Kevin Levine-Flandrup: Just from speaking to you now, you do seem to have good confidence.
Tyler Greene: [laughs] I get that a lot – people talking, saying “he’s really cocky,” and stuff, but I’m just very confident in myself, I’m a very confident kid, and nobody is going to take that away from me.
Kevin Levine-Flandrup: What MLB team did you grow up a fan of?
Tyler Greene: I was actually born and raised on the eastern shore of Maryland where everyone is a waterman and a farmer, so I’ve grown up a Baltimore Orioles fan my whole life. My dad grew up there, my mom grew up there, my grandfather grew up there, and I used to sit at home with my grandfather and my dad watching Orioles games as a little kid.
Kevin Levine-Flandrup: Staying on the Major League topic, who are the players that you look up to for their skills or the way they play the game?
Tyler Greene: I like the way Troy Tulowitzki plays, I mentioned Starlin Castro earlier because I love the way he plays, and of course Hanley Ramirez.

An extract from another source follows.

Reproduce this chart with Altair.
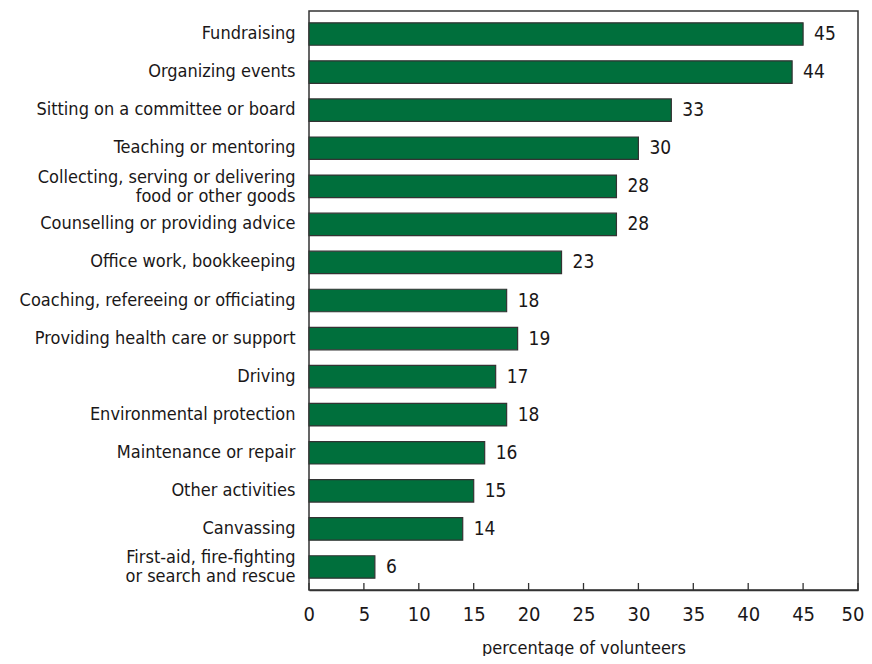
import altair as alt
import pandas as pd

activities = [
    "Fundraising",
    "Organizing events ",
    "Sitting on a committee or board",
    "Teaching or mentoring",
    "Collecting, serving or delivering|food or other goods",
    "Counselling or providing advice",
    "Office work, bookkeeping",
    "Coaching, refereeing or officiating",
    "Providing health care or support",
    "Driving",
    "Environmental protection",
    "Maintenance or repair",
    "Other activities",
    "Canvassing",
    "First-aid, fire-fighting|or search and rescue",
]
values = [45, 44, 33, 30, 28, 28, 23, 18, 19, 17, 18, 16, 15, 14, 6]
ticks = [0, 5, 10, 15, 20, 25, 30, 35, 40, 45, 50]

FONT = "DejaVu Sans Condensed"
TXT = "#1a1718"

df = pd.DataFrame({"activity": activities, "value": values})
tdf = pd.DataFrame({"t": ticks})

xscale = alt.Scale(domain=[0, 50], nice=False, zero=True)
yscale = alt.Scale(paddingInner=0.41, paddingOuter=0.31)

bars = alt.Chart(df).mark_bar(color="#006f3c", stroke="#333333", strokeWidth=1.2).encode(
    x=alt.X("value:Q", scale=xscale,
            axis=alt.Axis(values=ticks, title="percentage of volunteers", grid=False,
                          tickSize=0, labelPadding=14, labelFontSize=20, labelFont=FONT,
                          labelColor=TXT, labelFlush=True, labelFlushOffset=6,
                          labelOverlap=False,
                          titleFont=FONT, titleFontSize=18, titleColor=TXT,
                          titleFontWeight="normal", titlePadding=15, domainColor="#333333",
                          domainWidth=1.5, labelFontWeight="normal")),
    y=alt.Y("activity:N", sort=None, scale=yscale, title=None,
            axis=alt.Axis(labelExpr="split(datum.label, '|')", ticks=False, domain=False,
                          labelPadding=14, labelFontSize=18, labelFont=FONT, labelColor=TXT,
                          labelLineHeight=19, labelLimit=400, labelFontWeight="normal",
                          labelOffset={"condition": {"test": "indexof(datum.label, '|') >= 0",
                                                     "value": -8.5},
                                       "value": 0})),
)

labels = alt.Chart(df).mark_text(align="left", baseline="middle", dx=11, fontSize=19,
                                 font=FONT, color=TXT, fontWeight="normal").encode(
    x=alt.X("value:Q", scale=xscale),
    y=alt.Y("activity:N", sort=None, scale=yscale),
    text="value:Q",
)

tickmarks = alt.Chart(tdf).mark_rule(color="#333333", strokeWidth=1.3).encode(
    x=alt.X("t:Q", scale=xscale),
    y=alt.value(572),
    y2=alt.value(579),
)

chart = alt.layer(bars, labels, tickmarks).properties(
    width=549, height=579,
    autosize=alt.AutoSizeParams(type="none"),
    padding={"left": 301, "top": 3, "right": 6, "bottom": 66},
).configure_view(stroke="#333333", strokeWidth=1.5)

chart.save("out.html", embed_options={"renderer": "svg", "actions": False})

Kevin Levine-Flandrup: If you could choose one skill from anyone else in your draft class, whose would it be, and why?
Tyler Greene: Ooh, that’s a tough one! I like to think I’ve got the best thing in the country right here with myself [laughs]. But to be honest with you, I’d probably have to say Mike Kelly’s fastball – Mike Kelly’s arm. He my teammate, I love him to death, and he’s got a great arm. I’d love to have it.
Kevin Levine-Flandrup: How hard does he throw?
Tyler Greene: He’s been up to 95-96 MPH.
Kevin Levine-Flandrup: Who’s the toughest pitcher you’ve had to face in your career so far?
Tyler Greene: I’m going to throw this out there, and people might not agree with me, but I have to say toughest pitcher I’ve ever faced is Hudson Boyd. He’s got a really tight curveball, he’s worked a lot on his changeup and that thing is dirty, and his fastball runs, it cuts, it sinks, it does all kinds of stuff.
Kevin Levine-Flandrup: For your upcoming season, what are hoping for from a team perspective, and then what are you focusing on individually?
Tyler Greene: From the team perspective, our goal is to win the state championship, no doubt about it. We’ve got a special group of kids at our school this year, and we have a very good chance of doing it for 5A. For me, my goal is to just be a leader and make everyone around me better.
Kevin Levine-Flandrup: Is playing professionally out of high school something that interests you if the contract and situation are right, or are you definitely going to Georgia?
Tyler Greene: I mean, it definitely interests me. What kid out of high school wouldn’t want to play professional baseball, you know? If any kid in the country had that opportunity they would want to do it, but for me everything has to be right, everything has to be perfect. I love Georgia, I’ve been committed to them for over two years now, and it’s going to be hard to take me away from that.
Kevin Levine-Flandrup: Being 18 years old, how do you deal with the pressure that comes along with these two amazing opportunities you have in front of you? How do you balance that pressure with just trying to be a normal high school teenager, when you clearly are not on the path of a normal high school teenager?
Tyler Greene: It’s tough, because it kind of does get to me sometimes, but I just like to think of myself as a normal kid that God gave these abilities to, and I thank the lord every day for that. It’s definitely a gift and I’m very fortunate because not a lot of people have the same opportunities that I have – I’m very blessed. There’s no doubt that I take pride in being given these options, and I’m very grateful for everything that I have and everything my family has done for me. I’m still just a normal kid though. I still hang out, I still go fishing with everyone, so I’m not special, I’m just fortunate to have been given the ability to play baseball and to have a family that has put me in certain situations where I had the chance to succeed.